CCC leader Nelson Chamisa has urged President Emmerson Mnangagwa to get rid of the Zimbabwe dollar and adopt the US dollar as the sole currency in order to stabilise the economy.
In a position paper on the state of the economy released on Friday, 29 April, Chamisa said the Government should immediately come up with a de-dollarisation roadmap that takes into account the views of all stakeholders. Chamisa said:
Stop the auction system and go for dollarisation. This will immediately remove distortions, multiple pricing, arbitrage, secure stability and save exporting companies from imminent collapse and help all businesses and economic agents to preserve capital.
… There is a crisis of confidence in the market. Citizens are suffering from the price hikes and the deepening poverty level.
All government policies must be demand-driven, inclusive and fully consultative.
We should immediately work on a de-dollarisation roadmap which is inclusive and evidence-based and built on consensus as opposed to command economics and threatening businesses with statutory instruments.
The Government re-introduced the Zimbabwe dollar in 2019 after a decade of a multiple currency regime which brought relative stability to the economy.
The local currency has, however, lost value alarmingly due to the low confidence in the market and this has triggered inflation and sharp price increases.
Economist Gift Mugano also called for full dollarisation, saying businesses cannot thrive where the exchange rate changes daily. Said Mugano:
We should go for full dollarisation clearly because the current economic trajectory has rejected the Zimbabwean dollar.
It’s difficult for businesses to run their companies when rates are changing every day.
With these ugly indicators, there is no company that can operate sustainably.
In any way, the economy is already dollarised as evidenced by the rejection of the Zimbabwe dollar by retailers.
However, another economist, Maxwell Saungweme, said dollarisation was not sustainable and what the Government needs to do is to stabilise the Zimbabwe dollar.
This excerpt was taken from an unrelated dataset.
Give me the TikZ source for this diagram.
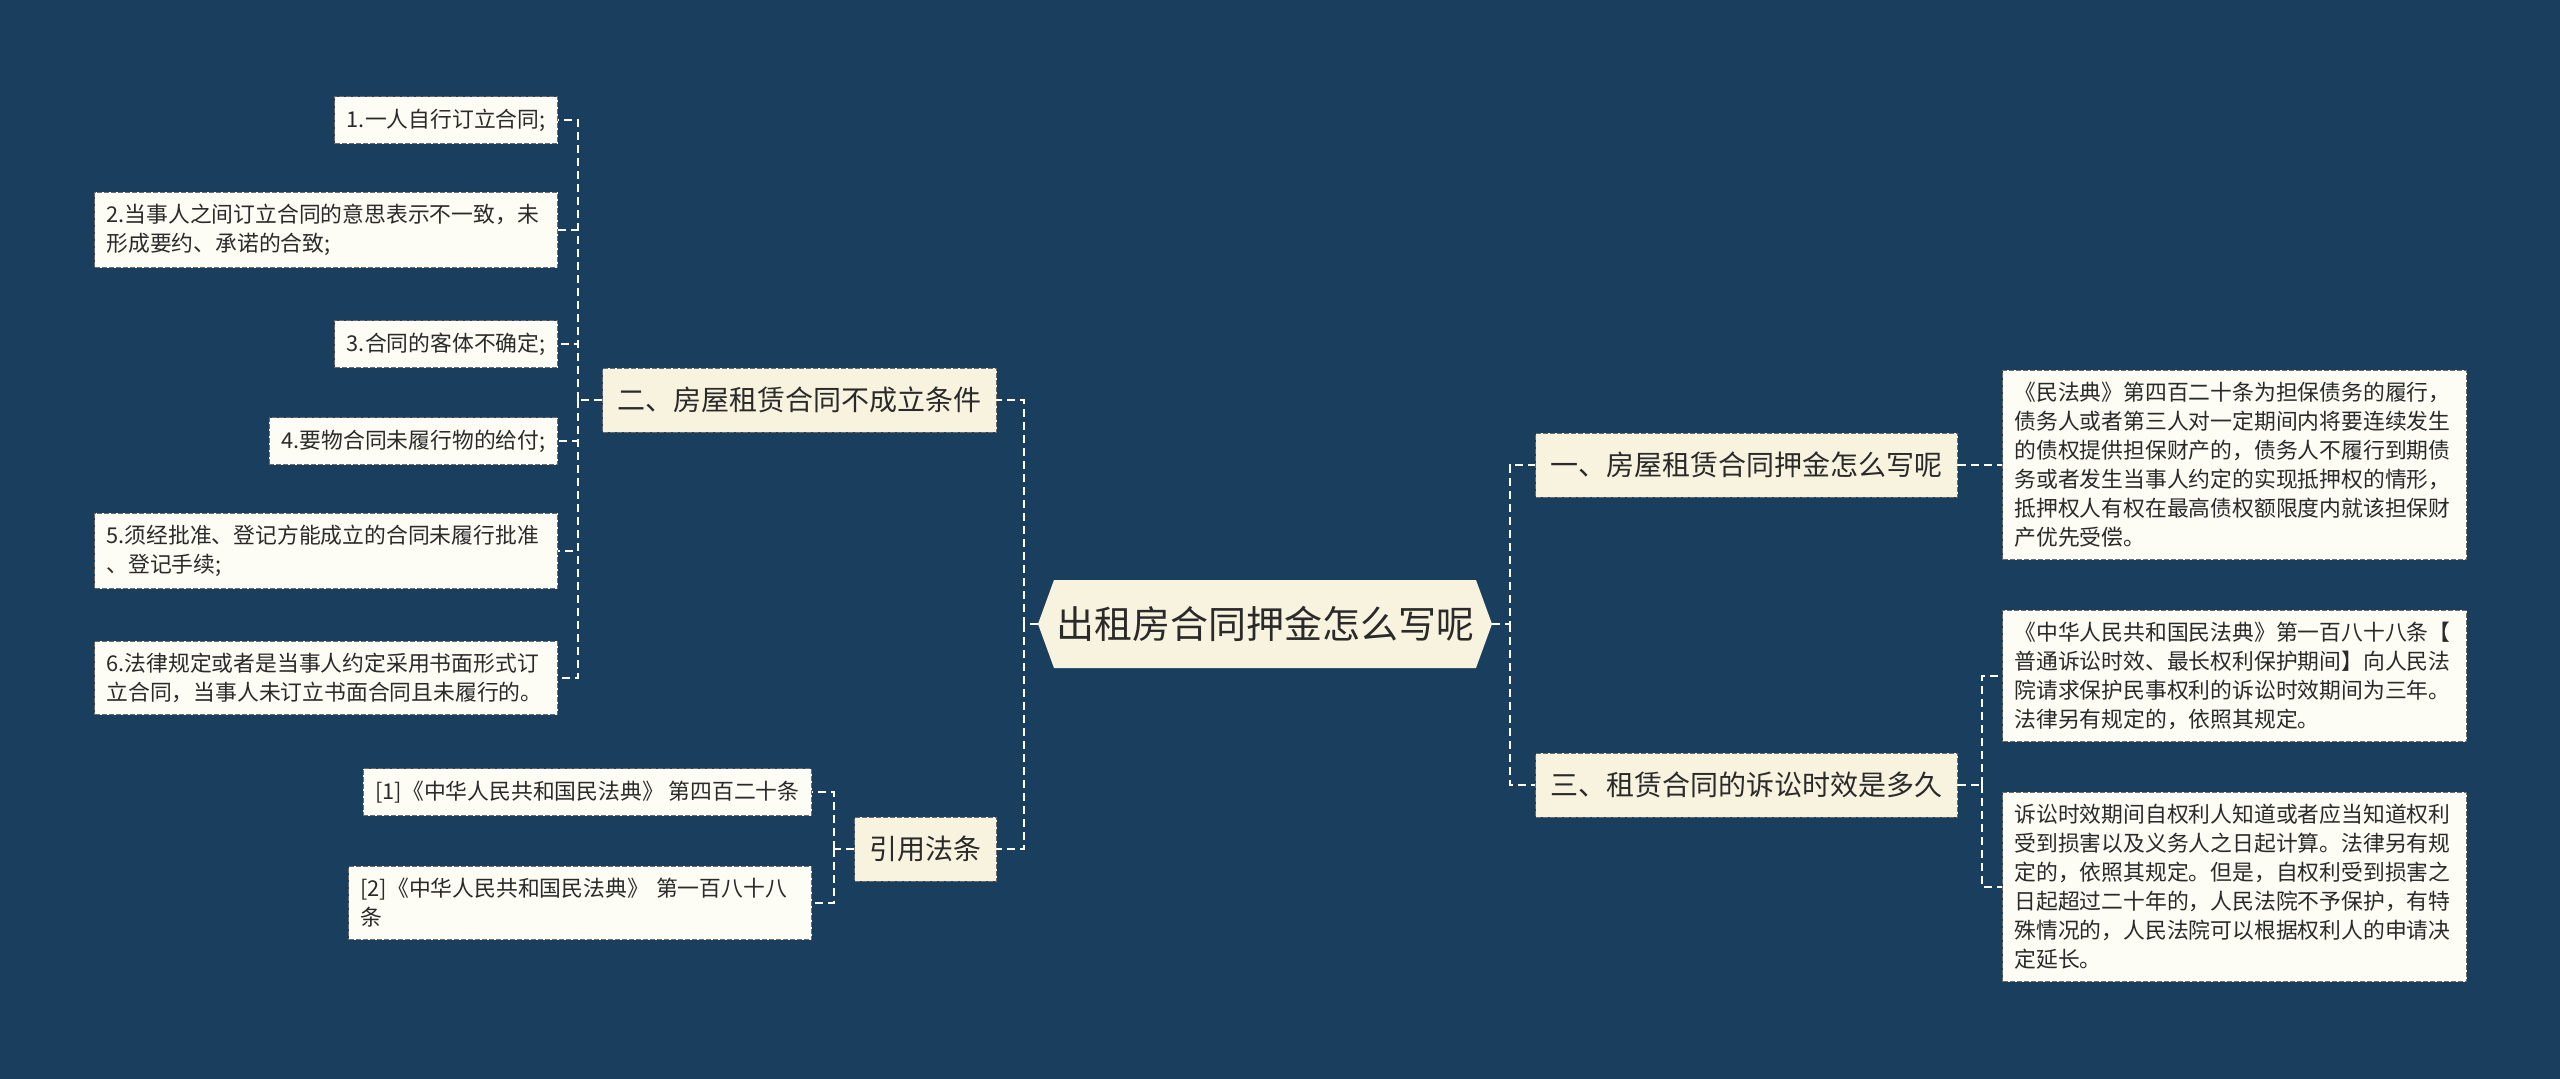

He said:
The fundamental issue is not about dollarisation, but the stability of our local currency. Zimbabwe needs to have its own stable currency.
What must be done is to work on measures to stabilise our local, not advocating for its removal and replacing it with the US dollar.
We need to get our economic fundamentals right, boost our productive capacities and have other clear measures to stabilise our currency.
You can’t run an economy without the capacity to leverage monetary policy instruments.
You lose your capacity to leverage monetary policy instruments.